[Plotting code records]
-- start --

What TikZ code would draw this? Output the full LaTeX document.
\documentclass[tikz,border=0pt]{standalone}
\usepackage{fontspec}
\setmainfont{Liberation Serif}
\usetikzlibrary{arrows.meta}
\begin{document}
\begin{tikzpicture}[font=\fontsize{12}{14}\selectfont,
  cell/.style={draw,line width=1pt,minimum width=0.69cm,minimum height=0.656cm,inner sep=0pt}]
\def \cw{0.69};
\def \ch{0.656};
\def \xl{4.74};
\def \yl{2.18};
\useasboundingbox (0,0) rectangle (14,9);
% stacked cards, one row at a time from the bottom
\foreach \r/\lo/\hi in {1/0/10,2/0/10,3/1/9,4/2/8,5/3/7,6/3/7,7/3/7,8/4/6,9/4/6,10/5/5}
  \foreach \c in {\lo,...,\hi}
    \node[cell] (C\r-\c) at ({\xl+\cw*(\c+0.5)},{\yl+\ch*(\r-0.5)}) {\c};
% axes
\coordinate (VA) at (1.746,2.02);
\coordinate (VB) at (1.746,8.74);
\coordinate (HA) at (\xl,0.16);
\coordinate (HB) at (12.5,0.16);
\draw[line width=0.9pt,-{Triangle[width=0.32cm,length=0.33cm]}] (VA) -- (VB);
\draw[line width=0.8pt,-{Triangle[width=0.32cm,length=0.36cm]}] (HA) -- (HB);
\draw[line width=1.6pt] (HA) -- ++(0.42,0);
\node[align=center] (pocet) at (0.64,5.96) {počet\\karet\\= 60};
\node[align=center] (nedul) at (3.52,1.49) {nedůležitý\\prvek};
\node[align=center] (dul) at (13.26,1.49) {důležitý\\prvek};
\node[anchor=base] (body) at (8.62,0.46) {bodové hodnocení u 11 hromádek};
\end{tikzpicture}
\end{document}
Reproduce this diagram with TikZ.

-- end --

Reproduce every record, matching each line exactly.

What TikZ code would draw this? Output the full LaTeX document.
\documentclass[tikz,border=0pt]{standalone}
\usepackage{fontspec}
\setmainfont{Liberation Serif}
\usetikzlibrary{arrows.meta}
\begin{document}
\begin{tikzpicture}[font=\fontsize{12}{14}\selectfont,
  cell/.style={draw,line width=1pt,minimum width=0.69cm,minimum height=0.656cm,inner sep=0pt}]
\def \cw{0.69};
\def \ch{0.656};
\def \xl{4.74};
\def \yl{2.18};
\useasboundingbox (0,0) rectangle (14,9);
% stacked cards, one row at a time from the bottom
\foreach \r/\lo/\hi in {1/0/10,2/0/10,3/1/9,4/2/8,5/3/7,6/3/7,7/3/7,8/4/6,9/4/6,10/5/5}
  \foreach \c in {\lo,...,\hi}
    \node[cell] (C\r-\c) at ({\xl+\cw*(\c+0.5)},{\yl+\ch*(\r-0.5)}) {\c};
% axes
\coordinate (VA) at (1.746,2.02);
\coordinate (VB) at (1.746,8.74);
\coordinate (HA) at (\xl,0.16);
\coordinate (HB) at (12.5,0.16);
\draw[line width=0.9pt,-{Triangle[width=0.32cm,length=0.33cm]}] (VA) -- (VB);
\draw[line width=0.8pt,-{Triangle[width=0.32cm,length=0.36cm]}] (HA) -- (HB);
\draw[line width=1.6pt] (HA) -- ++(0.42,0);
\node[align=center] (pocet) at (0.64,5.96) {počet\\karet\\= 60};
\node[align=center] (nedul) at (3.52,1.49) {nedůležitý\\prvek};
\node[align=center] (dul) at (13.26,1.49) {důležitý\\prvek};
\node[anchor=base] (body) at (8.62,0.46) {bodové hodnocení u 11 hromádek};
\end{tikzpicture}
\end{document}
Reproduce this diagram with TikZ.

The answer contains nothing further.